OMSC was founded in 1922 as the Houses of Fellowship, a place for North American missionaries on furlough to rest, study, and recover their health before returning to mission fields abroad. In 1967, the organization’s name was changed to OMSC, and they launched a study program focusing on issues related to the many ways the world’s churches participate in God’s mission. Its respected International Bulletin of Mission Research (1977–present) picked up and expanded the legacy of the Occasional Bulletin from the Missionary Research Library (1950–1976). OMSC has hosted annual gatherings of local and cross-cultural church leaders from historic Protestant denominations, Roman Catholic orders, and evangelical agencies. In recent years, OMSC’s global partners have come from the majority world’s churches in Africa, Asia, Latin America, the Middle East, and Oceania.
The work would be challenging and rewarding. For seven years, he led the center’s trustees through the dramatic decision to sell its campus in New Haven and embed OMSC’s ministry at Princeton Theological Seminary. The move has assured OMSC at Princeton Seminary’s sustainable future as a study center of the seminary and, judging from its first three years, has proven to be a blessing both for OMSC and the Seminary.
As Hastings reflects on his journey, he says he has learned some lasting lessons.
“I tell my students that God shows up in the most unexpected places, and I’m not going to try to forecast what that means,” he says. “I’m just going to remain open and wonder in life’s many surprises. I’m going to wonder in the rich diversity of God’s creation and in the worldwide Christian movement or the body of Christ, whatever you want to call the church with a capital C!”

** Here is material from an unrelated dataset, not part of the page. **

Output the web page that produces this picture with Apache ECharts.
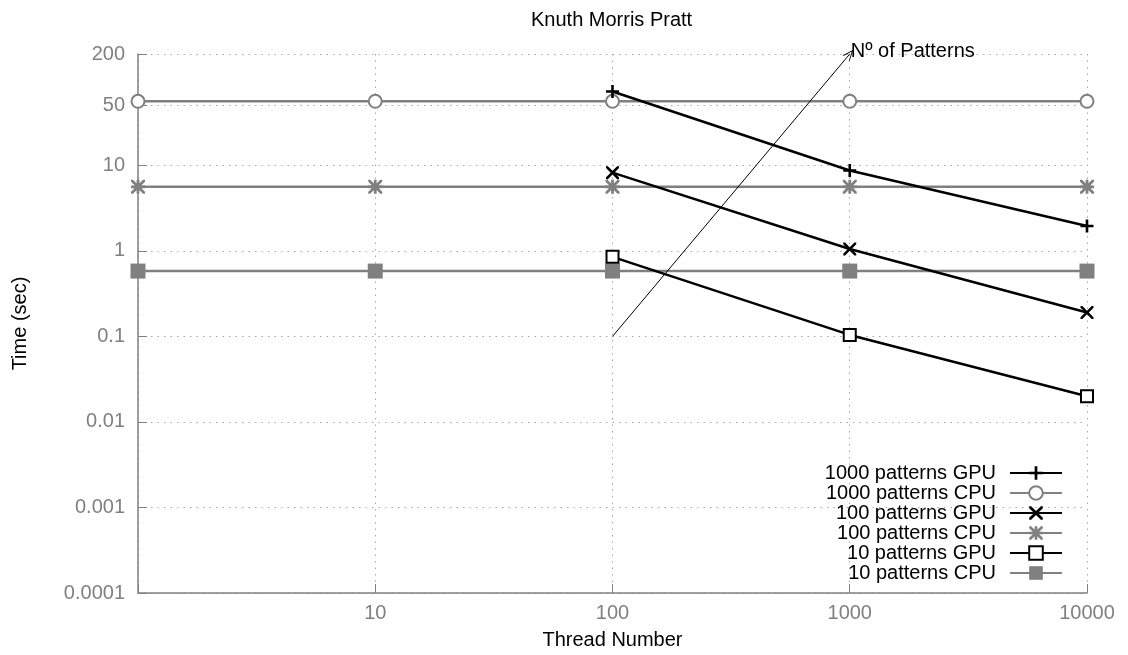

He embraces his journey with joy.
“I ended up where I am today because of the faithfulness and support of family and friends, especially Carol, my parents, her parents, our four children and their spouses, and eight grandchildren,” he says. “They have all been blessed conduits of God’s care, acceptance, and love. Through them, I have come to know the core truth of the gospel that God loves us in spite of all we do wrong!” (cf., Q. 4. Belonging to God: A First Catechism).